Data lines:
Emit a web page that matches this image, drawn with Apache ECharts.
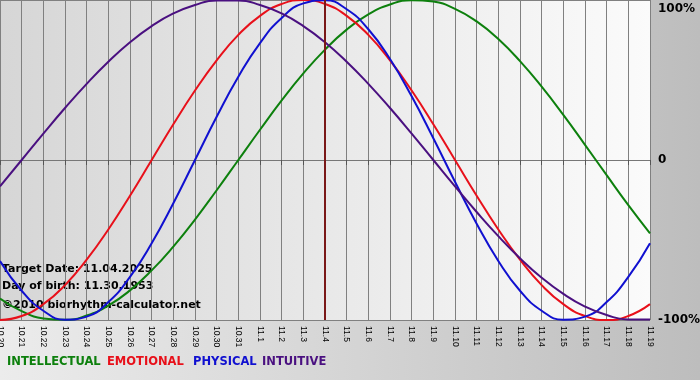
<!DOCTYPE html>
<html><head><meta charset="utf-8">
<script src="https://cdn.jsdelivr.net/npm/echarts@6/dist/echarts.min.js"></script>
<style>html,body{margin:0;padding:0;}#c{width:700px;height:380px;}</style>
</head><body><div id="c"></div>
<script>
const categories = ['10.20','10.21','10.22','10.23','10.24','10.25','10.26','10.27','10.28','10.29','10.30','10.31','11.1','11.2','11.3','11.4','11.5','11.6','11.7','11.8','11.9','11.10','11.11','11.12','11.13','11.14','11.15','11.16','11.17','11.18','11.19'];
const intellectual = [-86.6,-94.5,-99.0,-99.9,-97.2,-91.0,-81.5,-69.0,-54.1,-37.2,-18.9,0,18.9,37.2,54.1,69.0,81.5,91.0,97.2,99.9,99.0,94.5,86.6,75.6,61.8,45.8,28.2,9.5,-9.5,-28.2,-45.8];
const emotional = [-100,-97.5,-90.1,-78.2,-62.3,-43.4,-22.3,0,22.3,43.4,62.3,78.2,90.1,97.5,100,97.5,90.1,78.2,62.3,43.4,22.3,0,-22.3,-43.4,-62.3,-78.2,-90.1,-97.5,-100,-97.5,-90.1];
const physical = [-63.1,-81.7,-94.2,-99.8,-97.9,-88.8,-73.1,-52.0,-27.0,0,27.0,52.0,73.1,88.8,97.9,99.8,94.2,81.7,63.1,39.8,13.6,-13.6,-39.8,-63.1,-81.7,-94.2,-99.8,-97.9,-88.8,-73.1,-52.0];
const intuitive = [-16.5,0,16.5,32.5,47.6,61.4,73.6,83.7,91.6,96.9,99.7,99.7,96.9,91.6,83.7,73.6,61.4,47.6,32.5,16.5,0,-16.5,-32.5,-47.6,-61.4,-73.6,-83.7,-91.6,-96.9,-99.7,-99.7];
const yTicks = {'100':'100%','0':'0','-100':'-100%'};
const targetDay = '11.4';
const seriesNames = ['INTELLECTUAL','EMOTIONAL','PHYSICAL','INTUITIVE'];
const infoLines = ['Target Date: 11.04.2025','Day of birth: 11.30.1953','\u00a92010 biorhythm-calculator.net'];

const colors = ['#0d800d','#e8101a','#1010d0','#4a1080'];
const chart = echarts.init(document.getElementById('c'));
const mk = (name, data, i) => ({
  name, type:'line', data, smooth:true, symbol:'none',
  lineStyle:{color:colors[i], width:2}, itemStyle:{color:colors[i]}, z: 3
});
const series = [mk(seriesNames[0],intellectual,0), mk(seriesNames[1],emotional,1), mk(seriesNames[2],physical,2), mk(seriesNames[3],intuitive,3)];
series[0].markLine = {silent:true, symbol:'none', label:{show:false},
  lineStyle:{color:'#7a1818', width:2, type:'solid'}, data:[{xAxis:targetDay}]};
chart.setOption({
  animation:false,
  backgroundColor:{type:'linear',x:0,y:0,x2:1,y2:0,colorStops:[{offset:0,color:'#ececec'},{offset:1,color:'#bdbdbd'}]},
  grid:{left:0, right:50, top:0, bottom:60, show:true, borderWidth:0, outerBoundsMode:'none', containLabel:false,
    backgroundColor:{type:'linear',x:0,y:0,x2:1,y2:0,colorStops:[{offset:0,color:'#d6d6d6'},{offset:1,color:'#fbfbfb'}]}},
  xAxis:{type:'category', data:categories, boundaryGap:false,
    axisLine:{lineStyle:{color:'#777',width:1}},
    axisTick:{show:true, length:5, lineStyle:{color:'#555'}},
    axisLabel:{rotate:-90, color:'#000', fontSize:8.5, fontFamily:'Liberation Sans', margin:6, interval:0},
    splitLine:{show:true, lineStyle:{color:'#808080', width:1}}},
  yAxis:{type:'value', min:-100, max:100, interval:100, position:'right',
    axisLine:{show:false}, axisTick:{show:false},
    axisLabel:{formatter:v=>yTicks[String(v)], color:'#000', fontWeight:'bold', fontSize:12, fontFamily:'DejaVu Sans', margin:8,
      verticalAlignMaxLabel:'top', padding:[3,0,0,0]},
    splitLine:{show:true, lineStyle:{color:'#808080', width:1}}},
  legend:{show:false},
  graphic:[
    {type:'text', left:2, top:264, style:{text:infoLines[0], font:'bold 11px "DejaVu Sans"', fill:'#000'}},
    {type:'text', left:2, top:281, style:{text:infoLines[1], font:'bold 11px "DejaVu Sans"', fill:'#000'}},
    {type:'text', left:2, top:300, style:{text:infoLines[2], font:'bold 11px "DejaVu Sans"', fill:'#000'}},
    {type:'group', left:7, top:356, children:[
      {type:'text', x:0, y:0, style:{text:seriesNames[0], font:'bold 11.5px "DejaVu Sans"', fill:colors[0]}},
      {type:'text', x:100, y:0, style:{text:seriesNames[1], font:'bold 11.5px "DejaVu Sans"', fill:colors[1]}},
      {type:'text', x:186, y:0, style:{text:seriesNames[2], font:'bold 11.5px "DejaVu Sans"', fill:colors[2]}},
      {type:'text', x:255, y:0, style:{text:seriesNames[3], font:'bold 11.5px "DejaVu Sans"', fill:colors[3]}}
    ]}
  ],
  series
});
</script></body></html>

Requirements:
Copy the material shown above in full and exactly. Skip the pictures.

Task output:
Emit a web page that matches this image, drawn with Apache ECharts.
<!DOCTYPE html>
<html><head><meta charset="utf-8">
<script src="https://cdn.jsdelivr.net/npm/echarts@6/dist/echarts.min.js"></script>
<style>html,body{margin:0;padding:0;}#c{width:700px;height:380px;}</style>
</head><body><div id="c"></div>
<script>
const categories = ['10.20','10.21','10.22','10.23','10.24','10.25','10.26','10.27','10.28','10.29','10.30','10.31','11.1','11.2','11.3','11.4','11.5','11.6','11.7','11.8','11.9','11.10','11.11','11.12','11.13','11.14','11.15','11.16','11.17','11.18','11.19'];
const intellectual = [-86.6,-94.5,-99.0,-99.9,-97.2,-91.0,-81.5,-69.0,-54.1,-37.2,-18.9,0,18.9,37.2,54.1,69.0,81.5,91.0,97.2,99.9,99.0,94.5,86.6,75.6,61.8,45.8,28.2,9.5,-9.5,-28.2,-45.8];
const emotional = [-100,-97.5,-90.1,-78.2,-62.3,-43.4,-22.3,0,22.3,43.4,62.3,78.2,90.1,97.5,100,97.5,90.1,78.2,62.3,43.4,22.3,0,-22.3,-43.4,-62.3,-78.2,-90.1,-97.5,-100,-97.5,-90.1];
const physical = [-63.1,-81.7,-94.2,-99.8,-97.9,-88.8,-73.1,-52.0,-27.0,0,27.0,52.0,73.1,88.8,97.9,99.8,94.2,81.7,63.1,39.8,13.6,-13.6,-39.8,-63.1,-81.7,-94.2,-99.8,-97.9,-88.8,-73.1,-52.0];
const intuitive = [-16.5,0,16.5,32.5,47.6,61.4,73.6,83.7,91.6,96.9,99.7,99.7,96.9,91.6,83.7,73.6,61.4,47.6,32.5,16.5,0,-16.5,-32.5,-47.6,-61.4,-73.6,-83.7,-91.6,-96.9,-99.7,-99.7];
const yTicks = {'100':'100%','0':'0','-100':'-100%'};
const targetDay = '11.4';
const seriesNames = ['INTELLECTUAL','EMOTIONAL','PHYSICAL','INTUITIVE'];
const infoLines = ['Target Date: 11.04.2025','Day of birth: 11.30.1953','\u00a92010 biorhythm-calculator.net'];

const colors = ['#0d800d','#e8101a','#1010d0','#4a1080'];
const chart = echarts.init(document.getElementById('c'));
const mk = (name, data, i) => ({
  name, type:'line', data, smooth:true, symbol:'none',
  lineStyle:{color:colors[i], width:2}, itemStyle:{color:colors[i]}, z: 3
});
const series = [mk(seriesNames[0],intellectual,0), mk(seriesNames[1],emotional,1), mk(seriesNames[2],physical,2), mk(seriesNames[3],intuitive,3)];
series[0].markLine = {silent:true, symbol:'none', label:{show:false},
  lineStyle:{color:'#7a1818', width:2, type:'solid'}, data:[{xAxis:targetDay}]};
chart.setOption({
  animation:false,
  backgroundColor:{type:'linear',x:0,y:0,x2:1,y2:0,colorStops:[{offset:0,color:'#ececec'},{offset:1,color:'#bdbdbd'}]},
  grid:{left:0, right:50, top:0, bottom:60, show:true, borderWidth:0, outerBoundsMode:'none', containLabel:false,
    backgroundColor:{type:'linear',x:0,y:0,x2:1,y2:0,colorStops:[{offset:0,color:'#d6d6d6'},{offset:1,color:'#fbfbfb'}]}},
  xAxis:{type:'category', data:categories, boundaryGap:false,
    axisLine:{lineStyle:{color:'#777',width:1}},
    axisTick:{show:true, length:5, lineStyle:{color:'#555'}},
    axisLabel:{rotate:-90, color:'#000', fontSize:8.5, fontFamily:'Liberation Sans', margin:6, interval:0},
    splitLine:{show:true, lineStyle:{color:'#808080', width:1}}},
  yAxis:{type:'value', min:-100, max:100, interval:100, position:'right',
    axisLine:{show:false}, axisTick:{show:false},
    axisLabel:{formatter:v=>yTicks[String(v)], color:'#000', fontWeight:'bold', fontSize:12, fontFamily:'DejaVu Sans', margin:8,
      verticalAlignMaxLabel:'top', padding:[3,0,0,0]},
    splitLine:{show:true, lineStyle:{color:'#808080', width:1}}},
  legend:{show:false},
  graphic:[
    {type:'text', left:2, top:264, style:{text:infoLines[0], font:'bold 11px "DejaVu Sans"', fill:'#000'}},
    {type:'text', left:2, top:281, style:{text:infoLines[1], font:'bold 11px "DejaVu Sans"', fill:'#000'}},
    {type:'text', left:2, top:300, style:{text:infoLines[2], font:'bold 11px "DejaVu Sans"', fill:'#000'}},
    {type:'group', left:7, top:356, children:[
      {type:'text', x:0, y:0, style:{text:seriesNames[0], font:'bold 11.5px "DejaVu Sans"', fill:colors[0]}},
      {type:'text', x:100, y:0, style:{text:seriesNames[1], font:'bold 11.5px "DejaVu Sans"', fill:colors[1]}},
      {type:'text', x:186, y:0, style:{text:seriesNames[2], font:'bold 11.5px "DejaVu Sans"', fill:colors[2]}},
      {type:'text', x:255, y:0, style:{text:seriesNames[3], font:'bold 11.5px "DejaVu Sans"', fill:colors[3]}}
    ]}
  ],
  series
});
</script></body></html>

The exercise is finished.